* [What you need to do]:
Only the lines from the start of the data through the line containing "3.03, 2.45, 2.26];" should be written out, exactly as they are, with both ends included and the pictures left out.
◇ ◇ ◇ ◇ ◇
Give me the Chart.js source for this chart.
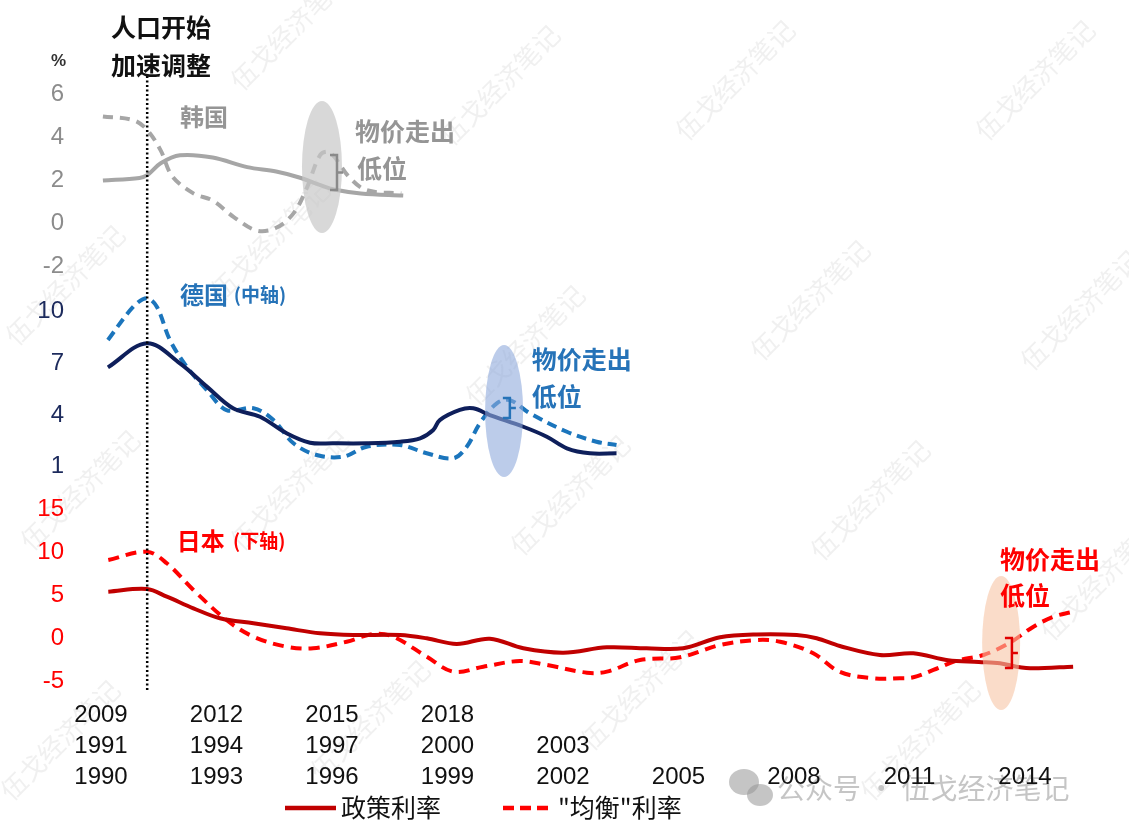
<!DOCTYPE html>
<html>
<head>
<meta charset="utf-8">
<script src="https://cdn.jsdelivr.net/npm/chart.js@4.4.1/dist/chart.umd.min.js"></script>
<style>
  html, body { margin: 0; padding: 0; background: #fff; }
  #wrap { width: 1129px; height: 832px; position: relative; }
</style>
</head>
<body>
<div id="wrap"><canvas id="rateChart"></canvas></div>
<script>
// Korea (top panel, years 2009-)
const krPolicyYears = [2009.05, 2010.0, 2010.2, 2010.55, 2011.05, 2011.9, 2012.8, 2013.55, 2014.15, 2014.7, 2015.05, 2015.75, 2016.85];
const krPolicy = [2.0, 2.12, 2.25, 2.8, 3.17, 3.07, 2.62, 2.42, 2.14, 1.78, 1.58, 1.4, 1.3];
const krNeutralYears = [2009.05, 2009.85, 2010.2, 2010.55, 2010.85, 2011.4, 2011.9, 2012.45, 2013.05, 2013.55, 2014.0, 2014.35, 2014.7, 2014.95, 2015.45, 2015.9, 2016.8];
const krNeutral = [4.98, 4.8, 4.35, 3.4, 2.2, 1.4, 1.07, 0.3, -0.33, -0.2, 0.47, 1.67, 3.2, 3.3, 2.15, 1.55, 1.4];

// Germany (middle panel, years 1991-)
const dePolicyYears = [1991.18, 1992.19, 1993.05, 1993.75, 1994.43, 1995.13, 1995.82, 1996.43, 1997.03, 1997.91, 1998.77, 1999.29, 1999.63, 1999.8, 2000.32, 2000.67, 2001.1, 2001.97, 2002.58, 2003.1, 2003.7, 2004.39];
const dePolicy = [6.77, 8.17, 7.0, 5.65, 4.39, 3.9, 2.94, 2.39, 2.36, 2.36, 2.45, 2.65, 3.13, 3.71, 4.3, 4.39, 4.0, 3.32, 2.74, 2.07, 1.78, 1.78];
const deNeutralYears = [1991.18, 1991.84, 1992.19, 1992.45, 1992.79, 1993.23, 1993.75, 1994.26, 1994.96, 1995.48, 1996.0, 1996.6, 1997.29, 1997.9, 1998.77, 1999.46, 2000.15, 2000.5, 2000.84, 2001.28, 2001.62, 2002.14, 2003.1, 2003.87, 2004.39];
const deNeutral = [8.36, 10.29, 10.78, 10.29, 8.36, 6.8, 5.45, 4.29, 4.39, 3.71, 2.36, 1.68, 1.58, 2.16, 2.26, 1.78, 1.49, 2.16, 3.52, 4.68, 4.87, 4.1, 3.03, 2.45, 2.26];

// Japan (bottom panel, years 1990-)
const jpPolicyYears = [1990.19, 1991.19, 1991.71, 1992.4, 1993.09, 1993.96, 1994.82, 1995.69, 1996.55, 1997.77, 1998.46, 1999.24, 2000.1, 2000.97, 2002.01, 2003.14, 2004.17, 2005.12, 2006.08, 2007.03, 2008.07, 2008.59, 2009.19, 2010.23, 2011.1, 2012.0, 2012.8, 2013.35, 2013.78, 2014.22, 2015.25];
const jpPolicy = [5.42, 5.73, 4.84, 3.49, 2.33, 1.74, 1.16, 0.58, 0.38, 0.38, 0.0, -0.66, -0.05, -1.16, -1.67, -1.05, -1.16, -1.16, 0.12, 0.45, 0.38, 0.0, -0.9, -1.94, -1.74, -2.55, -2.75, -2.9, -3.3, -3.49, -3.3];
const jpNeutralYears = [1990.19, 1991.19, 1991.71, 1992.4, 1993.26, 1993.96, 1994.82, 1995.51, 1996.38, 1997.07, 1997.59, 1998.46, 1999.15, 1999.93, 2000.88, 2001.58, 2002.62, 2003.14, 2004.0, 2005.04, 2006.08, 2007.03, 2007.64, 2008.5, 2009.19, 2010.06, 2010.75, 2011.1, 2011.62, 2012.23, 2012.92, 2013.61, 2014.22, 2014.74, 2015.25];
const jpNeutral = [9.1, 10.07, 8.72, 5.62, 2.13, 0.19, -0.98, -1.16, -0.4, 0.5, 0.19, -2.14, -3.88, -3.3, -2.64, -3.1, -4.0, -3.88, -2.52, -2.21, -0.78, -0.2, -0.4, -1.74, -3.9, -4.65, -4.65, -4.53, -3.68, -2.6, -1.94, -0.5, 1.35, 2.51, 3.09];

// tick labels
const krTicks = [6, 4, 2, 0, -2];
const deTicks = [10, 7, 4, 1];
const jpTicks = [15, 10, 5, 0, -5];
const krYearTicks = [2009, 2012, 2015, 2018];
const deYearTicks = [1991, 1994, 1997, 2000, 2003];
const jpYearTicks = [1990, 1993, 1996, 1999, 2002, 2005, 2008, 2011, 2014];

const shiftYearJP = 1991.2; // 人口开始加速调整

const CJK = '"Noto Sans CJK SC", "Noto Sans", sans-serif';
const NUM = '"Liberation Sans", Arial, sans-serif';

const KR_GREY = "#a6a6a6";
const KR_TEXT = "#959595";
const DE_NAVY = "#0e1f5b";
const DE_BLUE = "#1b75bc";
const DE_TEXT = "#2673b8";
const JP_DARK = "#c00000";
const JP_RED = "#ff0000";

function toPoints(xs, ys) {
    return xs.map((x, i) => ({ x: x, y: ys[i] }));
}

function fixedTicks(values) {
    return (axis) => {
        axis.ticks = values.map((v) => ({ value: v }));
    };
}

function yAxis(values, min, max, color, weight, stackWeight) {
    return {
        type: "linear",
        position: "left",
        stack: "panels",
        stackWeight: stackWeight,
        weight: weight,
        min: min,
        max: max,
        afterBuildTicks: fixedTicks(values),
        afterFit: (scale) => {
            scale.width = 75;
        },
        grid: { display: false, drawTicks: false },
        border: { display: false },
        ticks: {
            padding: 11,
            autoSkip: false,
            color: color,
            font: { family: NUM, size: 24 },
            callback: (v) => String(v),
        },
    };
}

function xAxis(values, min, weight) {
    return {
        type: "linear",
        position: "bottom",
        weight: weight,
        min: min,
        max: min + 26.623,
        afterBuildTicks: fixedTicks(values),
        afterFit: (scale) => {
            scale.height = 31;
        },
        grid: { display: false, drawTicks: false },
        border: { display: false },
        ticks: {
            padding: 5,
            autoSkip: false,
            maxRotation: 0,
            color: "#111",
            font: { family: NUM, size: 24 },
            callback: (v) => String(v),
        },
    };
}

function line(label, xs, ys, xId, yId, color, dash, width) {
    return {
        label: label,
        data: toPoints(xs, ys),
        xAxisID: xId,
        yAxisID: yId,
        borderColor: color,
        backgroundColor: color,
        borderWidth: width,
        borderDash: dash,
        pointRadius: 0,
        fill: false,
        tension: 0.35,
    };
}

// text notes placed in each panel's own data units
const notes = [
    { text: "韩国", x: "xKR", y: "yKR", xv: 2011.05, yv: 4.95, color: KR_TEXT, font: "bold 24px " + CJK },
    { text: "物价走出", x: "xKR", y: "yKR", xv: 2015.6, yv: 4.26, color: KR_TEXT, font: "bold 25px " + CJK },
    { text: "低位", x: "xKR", y: "yKR", xv: 2015.65, yv: 2.58, color: KR_TEXT, font: "bold 25px " + CJK },
    { text: "德国", x: "xDE", y: "yDE", xv: 1993.05, yv: 10.97, color: DE_TEXT, font: "bold 24px " + CJK },
    { text: "(中轴)", x: "xDE", y: "yDE", xv: 1994.45, yv: 10.97, color: DE_TEXT, font: "bold 19px " + CJK },
    { text: "物价走出", x: "xDE", y: "yDE", xv: 2002.19, yv: 7.25, color: DE_TEXT, font: "bold 25px " + CJK },
    { text: "低位", x: "xDE", y: "yDE", xv: 2002.19, yv: 5.05, color: DE_TEXT, font: "bold 25px " + CJK },
    { text: "日本", x: "xJP", y: "yJP", xv: 1991.97, yv: 11.31, color: JP_RED, font: "bold 24px " + CJK },
    { text: "(下轴)", x: "xJP", y: "yJP", xv: 1993.43, yv: 11.31, color: JP_RED, font: "bold 19px " + CJK },
    { text: "物价走出", x: "xJP", y: "yJP", xv: 2013.35, yv: 9.22, color: JP_RED, font: "bold 25px " + CJK },
    { text: "低位", x: "xJP", y: "yJP", xv: 2013.35, yv: 4.92, color: JP_RED, font: "bold 25px " + CJK },
];

// highlighted "prices leave the low" windows
const bubbles = [
    { x: "xKR", y: "yKR", xv: 2014.74, yv: 2.63, rx: 20, ry: 66, fill: "rgba(200,200,200,0.7)" },
    { x: "xDE", y: "yDE", xv: 2001.47, yv: 4.23, rx: 19, ry: 66, fill: "rgba(143,170,220,0.6)" },
    { x: "xJP", y: "yJP", xv: 2013.38, yv: -0.55, rx: 19, ry: 67, fill: "rgba(246,196,165,0.6)" },
];

const gaps = [
    { x: "xKR", y: "yKR", xv: 2015.13, top: 3.19, bottom: 1.56, color: "#8a8a8a" },
    { x: "xDE", y: "yDE", xv: 2001.62, top: 4.99, bottom: 3.83, color: DE_TEXT },
    { x: "xJP", y: "yJP", xv: 2013.66, top: 0.03, bottom: -3.45, color: "#e00000" },
];

const watermarkSpots = [
    [290, 30], [500, 85], [735, 80], [1035, 80],
    [65, 285], [270, 240], [525, 345], [810, 300], [1080, 310],
    [80, 490], [290, 490], [570, 495], [870, 500], [1100, 580],
    [60, 740], [370, 720], [640, 690], [920, 740],
];

const overlayPlugin = {
    id: "overlay",
    beforeDraw(chart) {
        const ctx = chart.ctx;
        ctx.save();
        ctx.fillStyle = "rgba(150,150,150,0.14)";
        ctx.font = "26px " + CJK;
        ctx.textAlign = "center";
        ctx.textBaseline = "middle";
        watermarkSpots.forEach(([x, y]) => {
            ctx.save();
            ctx.translate(x, y);
            ctx.rotate(-Math.PI / 4);
            ctx.fillText("伍戈经济笔记", 0, 0);
            ctx.restore();
        });
        // 公众号 mark
        ctx.fillStyle = "rgba(150,150,150,0.55)";
        ctx.beginPath();
        ctx.ellipse(744, 782, 15, 13, 0, 0, Math.PI * 2);
        ctx.fill();
        ctx.beginPath();
        ctx.ellipse(760, 795, 13, 11, 0, 0, Math.PI * 2);
        ctx.fill();
        ctx.font = "28px " + CJK;
        ctx.textAlign = "left";
        ctx.fillText("公众号 · 伍戈经济笔记", 777, 788);
        ctx.restore();
    },
    afterDatasetsDraw(chart) {
        const ctx = chart.ctx;
        const s = chart.scales;
        ctx.save();
        bubbles.forEach((b) => {
            const cx = s[b.x].getPixelForValue(b.xv);
            const cy = s[b.y].getPixelForValue(b.yv);
            ctx.fillStyle = b.fill;
            ctx.beginPath();
            ctx.ellipse(cx, cy, b.rx, b.ry, 0, 0, Math.PI * 2);
            ctx.fill();
        });
        gaps.forEach((g) => {
            const x = s[g.x].getPixelForValue(g.xv);
            const y1 = s[g.y].getPixelForValue(g.top);
            const y2 = s[g.y].getPixelForValue(g.bottom);
            const ym = (y1 + y2) / 2;
            ctx.strokeStyle = g.color;
            ctx.lineWidth = 2.5;
            ctx.beginPath();
            ctx.moveTo(x - 7, y1);
            ctx.lineTo(x, y1);
            ctx.lineTo(x, y2);
            ctx.lineTo(x - 7, y2);
            ctx.moveTo(x, ym);
            ctx.lineTo(x + 6, ym);
            ctx.stroke();
        });
        // population turning point
        const lx = s.xJP.getPixelForValue(shiftYearJP);
        ctx.strokeStyle = "#000";
        ctx.lineWidth = 2.5;
        ctx.setLineDash([2, 2.5]);
        ctx.beginPath();
        ctx.moveTo(lx, 76);
        ctx.lineTo(lx, chart.chartArea.bottom - 6);
        ctx.stroke();
        ctx.restore();
    },
    afterDraw(chart) {
        const ctx = chart.ctx;
        const s = chart.scales;
        ctx.save();
        ctx.textAlign = "left";
        ctx.textBaseline = "middle";
        notes.forEach((n) => {
            ctx.font = n.font;
            ctx.fillStyle = n.color;
            ctx.fillText(n.text, s[n.x].getPixelForValue(n.xv), s[n.y].getPixelForValue(n.yv));
        });
        ctx.fillStyle = "#111";
        ctx.font = "bold 25px " + CJK;
        ctx.fillText("人口开始", 111, 27);
        ctx.fillText("加速调整", 111, 65);
        ctx.font = "bold 17px " + NUM;
        ctx.fillStyle = "#333";
        ctx.fillText("%", 51, 61);

        // legend
        ctx.lineWidth = 4.5;
        ctx.strokeStyle = JP_DARK;
        ctx.beginPath();
        ctx.moveTo(285, 808);
        ctx.lineTo(336, 808);
        ctx.stroke();
        ctx.strokeStyle = JP_RED;
        ctx.setLineDash([11, 6]);
        ctx.beginPath();
        ctx.moveTo(503, 808);
        ctx.lineTo(550, 808);
        ctx.stroke();
        ctx.setLineDash([]);
        ctx.fillStyle = "#111";
        ctx.font = "25px " + CJK;
        ctx.fillText("政策利率", 341, 807);
        ctx.fillText("\"均衡\"利率", 558, 807);
        ctx.restore();
    },
};

const ctx = document.getElementById("rateChart").getContext("2d");

new Chart(ctx, {
    type: "line",
    data: {
        datasets: [
            line("韩国 政策利率", krPolicyYears, krPolicy, "xKR", "yKR", KR_GREY, [], 4),
            line("韩国 均衡利率", krNeutralYears, krNeutral, "xKR", "yKR", KR_GREY, [10, 7], 4),
            line("德国 政策利率", dePolicyYears, dePolicy, "xDE", "yDE", DE_NAVY, [], 4),
            line("德国 均衡利率", deNeutralYears, deNeutral, "xDE", "yDE", DE_BLUE, [10, 6], 4),
            line("日本 政策利率", jpPolicyYears, jpPolicy, "xJP", "yJP", JP_DARK, [], 4),
            line("日本 均衡利率", jpNeutralYears, jpNeutral, "xJP", "yJP", JP_RED, [11, 7], 4),
        ],
    },
    options: {
        responsive: true,
        maintainAspectRatio: false,
        animation: false,
        layout: {
            padding: { top: 78, right: 29, bottom: 43, left: 0 },
        },
        plugins: {
            legend: { display: false },
            tooltip: { enabled: false },
        },
        scales: {
            xKR: xAxis(krYearTicks, 2008.325, 1),
            xDE: xAxis(deYearTicks, 1990.325, 2),
            xJP: xAxis(jpYearTicks, 1989.325, 3),
            yKR: yAxis(krTicks, -2.86, 6.767, "#8c8c8c", 3, 207),
            yDE: yAxis(deTicks, -0.353, 11.552, "#1c2a5c", 2, 205),
            yJP: yAxis(jpTicks, -6.709, 17.244, JP_RED, 1, 206),
        },
    },
    plugins: [overlayPlugin],
});
</script>
</body>
</html>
◇ ◇ ◇ ◇ ◇
* [Written reply]:
Give me the Chart.js source for this chart.
<!DOCTYPE html>
<html>
<head>
<meta charset="utf-8">
<script src="https://cdn.jsdelivr.net/npm/chart.js@4.4.1/dist/chart.umd.min.js"></script>
<style>
  html, body { margin: 0; padding: 0; background: #fff; }
  #wrap { width: 1129px; height: 832px; position: relative; }
</style>
</head>
<body>
<div id="wrap"><canvas id="rateChart"></canvas></div>
<script>
// Korea (top panel, years 2009-)
const krPolicyYears = [2009.05, 2010.0, 2010.2, 2010.55, 2011.05, 2011.9, 2012.8, 2013.55, 2014.15, 2014.7, 2015.05, 2015.75, 2016.85];
const krPolicy = [2.0, 2.12, 2.25, 2.8, 3.17, 3.07, 2.62, 2.42, 2.14, 1.78, 1.58, 1.4, 1.3];
const krNeutralYears = [2009.05, 2009.85, 2010.2, 2010.55, 2010.85, 2011.4, 2011.9, 2012.45, 2013.05, 2013.55, 2014.0, 2014.35, 2014.7, 2014.95, 2015.45, 2015.9, 2016.8];
const krNeutral = [4.98, 4.8, 4.35, 3.4, 2.2, 1.4, 1.07, 0.3, -0.33, -0.2, 0.47, 1.67, 3.2, 3.3, 2.15, 1.55, 1.4];

// Germany (middle panel, years 1991-)
const dePolicyYears = [1991.18, 1992.19, 1993.05, 1993.75, 1994.43, 1995.13, 1995.82, 1996.43, 1997.03, 1997.91, 1998.77, 1999.29, 1999.63, 1999.8, 2000.32, 2000.67, 2001.1, 2001.97, 2002.58, 2003.1, 2003.7, 2004.39];
const dePolicy = [6.77, 8.17, 7.0, 5.65, 4.39, 3.9, 2.94, 2.39, 2.36, 2.36, 2.45, 2.65, 3.13, 3.71, 4.3, 4.39, 4.0, 3.32, 2.74, 2.07, 1.78, 1.78];
const deNeutralYears = [1991.18, 1991.84, 1992.19, 1992.45, 1992.79, 1993.23, 1993.75, 1994.26, 1994.96, 1995.48, 1996.0, 1996.6, 1997.29, 1997.9, 1998.77, 1999.46, 2000.15, 2000.5, 2000.84, 2001.28, 2001.62, 2002.14, 2003.1, 2003.87, 2004.39];
const deNeutral = [8.36, 10.29, 10.78, 10.29, 8.36, 6.8, 5.45, 4.29, 4.39, 3.71, 2.36, 1.68, 1.58, 2.16, 2.26, 1.78, 1.49, 2.16, 3.52, 4.68, 4.87, 4.1, 3.03, 2.45, 2.26];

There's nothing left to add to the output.